start SUPPLIED INFORMATION
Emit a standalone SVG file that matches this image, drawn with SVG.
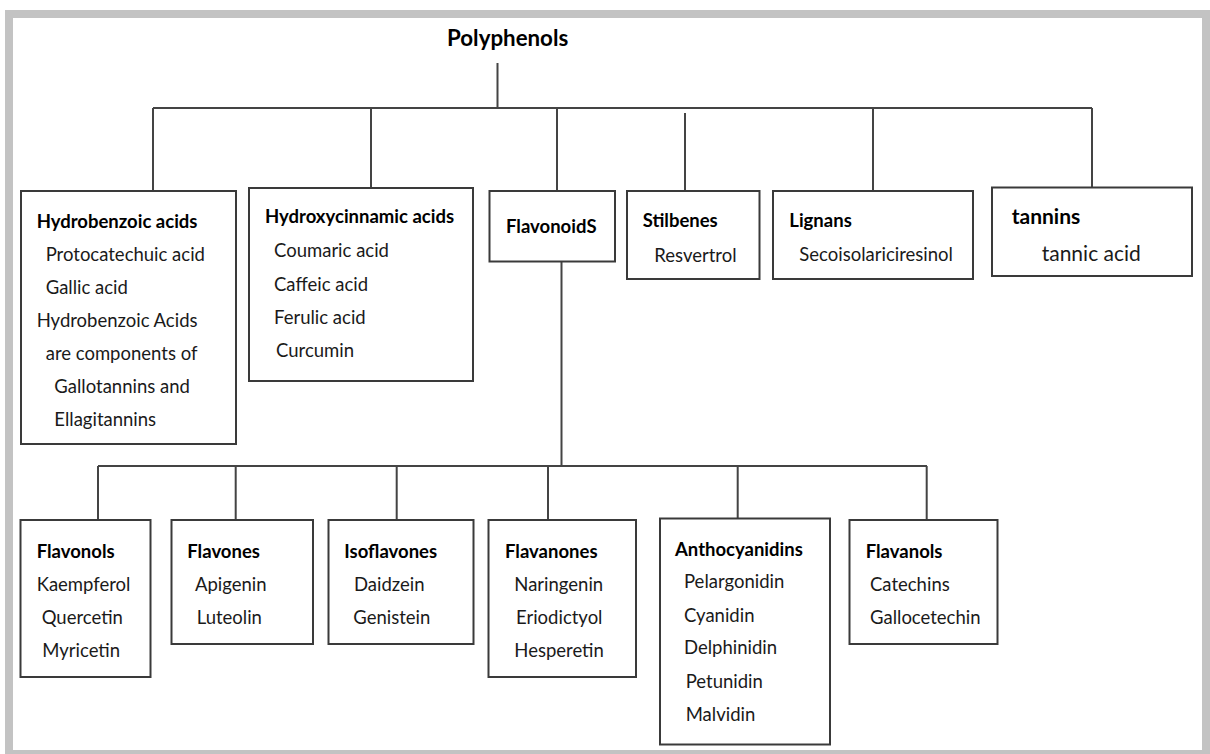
<svg xmlns="http://www.w3.org/2000/svg" width="1210" height="754" viewBox="0 0 1210 754">
<style>
.frame{fill:#ffffff;stroke:#c3c3c3;stroke-width:8}
.box{fill:#ffffff;stroke:#3a3a3a;stroke-width:2}
.ln{stroke:#444444;stroke-width:2;fill:none}
text{font-family:Lato,"Open Sans","Liberation Sans",sans-serif;font-size:18.5px;fill:#1a1a1a}
.b{font-weight:bold;fill:#000000}
.big{font-size:21px}
.title{font-size:22.3px}
</style>
<rect class="frame" x="9" y="14" width="1197" height="740"/>
<g id="connectors">
<path class="ln" d="M497.5 63V108M153 108H1092M153 108V191M371 108V188M557 108V191M685 113V191M873 108V191M1092 108V187.5"/>
<path class="ln" d="M561.5 261.5V466M98 466H927M98 466V520M235.7 466V520M396.7 466V520M548 466V520M737.7 466V518.5M926.7 466V520"/>
</g>
<g id="polyphenols"><text class="b title" x="447" y="46">Polyphenols</text></g>
<g id="hydrobenzoic">
<rect class="box" x="21" y="191" width="215" height="253"/>
<text class="b" x="36.7" y="227.5">Hydrobenzoic acids</text>
<text x="45.7" y="260.5">Protocatechuic acid</text>
<text x="45.7" y="293.5">Gallic acid</text>
<text x="36.7" y="326.5">Hydrobenzoic Acids</text>
<text x="45.7" y="359.5">are components of</text>
<text x="54.3" y="392.5">Gallotannins and</text>
<text x="54.3" y="425.5">Ellagitannins</text>
</g>
<g id="hydroxycinnamic">
<rect class="box" x="249" y="188" width="224" height="193"/>
<text class="b" x="265" y="223">Hydroxycinnamic acids</text>
<text x="274" y="257">Coumaric acid</text>
<text x="274" y="290.5">Caffeic acid</text>
<text x="274" y="324">Ferulic acid</text>
<text x="276" y="357">Curcumin</text>
</g>
<g id="flavonoids">
<rect class="box" x="489.5" y="191" width="125.5" height="70.5"/>
<text class="b" x="506" y="232.7">FlavonoidS</text>
</g>
<g id="stilbenes">
<rect class="box" x="627" y="191" width="132.5" height="88"/>
<text class="b" x="642.7" y="226.7">Stilbenes</text>
<text x="654.3" y="261.7">Resvertrol</text>
</g>
<g id="lignans">
<rect class="box" x="773" y="191" width="200" height="88"/>
<text class="b" x="789.3" y="227.3">Lignans</text>
<text x="799.3" y="261">Secoisolariciresinol</text>
</g>
<g id="tannins">
<rect class="box" x="992" y="187.5" width="200" height="88.5"/>
<text class="b big" x="1011.7" y="224.3">tannins</text>
<text class="big" x="1041.7" y="261">tannic acid</text>
</g>
<g id="flavonols">
<rect class="box" x="20.5" y="520" width="130" height="157"/>
<text class="b" x="36.7" y="557.7">Flavonols</text>
<text x="36.7" y="591">Kaempferol</text>
<text x="41.7" y="624">Quercetin</text>
<text x="42.3" y="656.7">Myricetin</text>
</g>
<g id="flavones">
<rect class="box" x="171.5" y="520" width="141.5" height="124"/>
<text class="b" x="187.3" y="557.7">Flavones</text>
<text x="195" y="591">Apigenin</text>
<text x="196.7" y="624">Luteolin</text>
</g>
<g id="isoflavones">
<rect class="box" x="328.5" y="520" width="145" height="124"/>
<text class="b" x="344.3" y="557.7">Isoflavones</text>
<text x="354" y="591">Daidzein</text>
<text x="353.3" y="624">Genistein</text>
</g>
<g id="flavanones">
<rect class="box" x="488.5" y="520" width="147.5" height="157"/>
<text class="b" x="505" y="557.7">Flavanones</text>
<text x="514.3" y="591">Naringenin</text>
<text x="516" y="624">Eriodictyol</text>
<text x="514.3" y="656.7">Hesperetin</text>
</g>
<g id="anthocyanidins">
<rect class="box" x="660" y="518.5" width="170" height="226"/>
<text class="b" x="675" y="555.7">Anthocyanidins</text>
<text x="684" y="588.3">Pelargonidin</text>
<text x="684" y="621.7">Cyanidin</text>
<text x="684" y="654.3">Delphinidin</text>
<text x="685.7" y="687.7">Petunidin</text>
<text x="685.7" y="721">Malvidin</text>
</g>
<g id="flavanols">
<rect class="box" x="849.5" y="520" width="148" height="124"/>
<text class="b" x="865.7" y="558">Flavanols</text>
<text x="870" y="591">Catechins</text>
<text x="870" y="624">Gallocetechin</text>
</g>
</svg>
end SUPPLIED INFORMATION
# [GOAL]
Do not include the images; transcribe the rest of the listing exactly.

# [ANSWER]
Emit a standalone SVG file that matches this image, drawn with SVG.
<svg xmlns="http://www.w3.org/2000/svg" width="1210" height="754" viewBox="0 0 1210 754">
<style>
.frame{fill:#ffffff;stroke:#c3c3c3;stroke-width:8}
.box{fill:#ffffff;stroke:#3a3a3a;stroke-width:2}
.ln{stroke:#444444;stroke-width:2;fill:none}
text{font-family:Lato,"Open Sans","Liberation Sans",sans-serif;font-size:18.5px;fill:#1a1a1a}
.b{font-weight:bold;fill:#000000}
.big{font-size:21px}
.title{font-size:22.3px}
</style>
<rect class="frame" x="9" y="14" width="1197" height="740"/>
<g id="connectors">
<path class="ln" d="M497.5 63V108M153 108H1092M153 108V191M371 108V188M557 108V191M685 113V191M873 108V191M1092 108V187.5"/>
<path class="ln" d="M561.5 261.5V466M98 466H927M98 466V520M235.7 466V520M396.7 466V520M548 466V520M737.7 466V518.5M926.7 466V520"/>
</g>
<g id="polyphenols"><text class="b title" x="447" y="46">Polyphenols</text></g>
<g id="hydrobenzoic">
<rect class="box" x="21" y="191" width="215" height="253"/>
<text class="b" x="36.7" y="227.5">Hydrobenzoic acids</text>
<text x="45.7" y="260.5">Protocatechuic acid</text>
<text x="45.7" y="293.5">Gallic acid</text>
<text x="36.7" y="326.5">Hydrobenzoic Acids</text>
<text x="45.7" y="359.5">are components of</text>
<text x="54.3" y="392.5">Gallotannins and</text>
<text x="54.3" y="425.5">Ellagitannins</text>
</g>
<g id="hydroxycinnamic">
<rect class="box" x="249" y="188" width="224" height="193"/>
<text class="b" x="265" y="223">Hydroxycinnamic acids</text>
<text x="274" y="257">Coumaric acid</text>
<text x="274" y="290.5">Caffeic acid</text>
<text x="274" y="324">Ferulic acid</text>
<text x="276" y="357">Curcumin</text>
</g>
<g id="flavonoids">
<rect class="box" x="489.5" y="191" width="125.5" height="70.5"/>
<text class="b" x="506" y="232.7">FlavonoidS</text>
</g>
<g id="stilbenes">
<rect class="box" x="627" y="191" width="132.5" height="88"/>
<text class="b" x="642.7" y="226.7">Stilbenes</text>
<text x="654.3" y="261.7">Resvertrol</text>
</g>
<g id="lignans">
<rect class="box" x="773" y="191" width="200" height="88"/>
<text class="b" x="789.3" y="227.3">Lignans</text>
<text x="799.3" y="261">Secoisolariciresinol</text>
</g>
<g id="tannins">
<rect class="box" x="992" y="187.5" width="200" height="88.5"/>
<text class="b big" x="1011.7" y="224.3">tannins</text>
<text class="big" x="1041.7" y="261">tannic acid</text>
</g>
<g id="flavonols">
<rect class="box" x="20.5" y="520" width="130" height="157"/>
<text class="b" x="36.7" y="557.7">Flavonols</text>
<text x="36.7" y="591">Kaempferol</text>
<text x="41.7" y="624">Quercetin</text>
<text x="42.3" y="656.7">Myricetin</text>
</g>
<g id="flavones">
<rect class="box" x="171.5" y="520" width="141.5" height="124"/>
<text class="b" x="187.3" y="557.7">Flavones</text>
<text x="195" y="591">Apigenin</text>
<text x="196.7" y="624">Luteolin</text>
</g>
<g id="isoflavones">
<rect class="box" x="328.5" y="520" width="145" height="124"/>
<text class="b" x="344.3" y="557.7">Isoflavones</text>
<text x="354" y="591">Daidzein</text>
<text x="353.3" y="624">Genistein</text>
</g>
<g id="flavanones">
<rect class="box" x="488.5" y="520" width="147.5" height="157"/>
<text class="b" x="505" y="557.7">Flavanones</text>
<text x="514.3" y="591">Naringenin</text>
<text x="516" y="624">Eriodictyol</text>
<text x="514.3" y="656.7">Hesperetin</text>
</g>
<g id="anthocyanidins">
<rect class="box" x="660" y="518.5" width="170" height="226"/>
<text class="b" x="675" y="555.7">Anthocyanidins</text>
<text x="684" y="588.3">Pelargonidin</text>
<text x="684" y="621.7">Cyanidin</text>
<text x="684" y="654.3">Delphinidin</text>
<text x="685.7" y="687.7">Petunidin</text>
<text x="685.7" y="721">Malvidin</text>
</g>
<g id="flavanols">
<rect class="box" x="849.5" y="520" width="148" height="124"/>
<text class="b" x="865.7" y="558">Flavanols</text>
<text x="870" y="591">Catechins</text>
<text x="870" y="624">Gallocetechin</text>
</g>
</svg>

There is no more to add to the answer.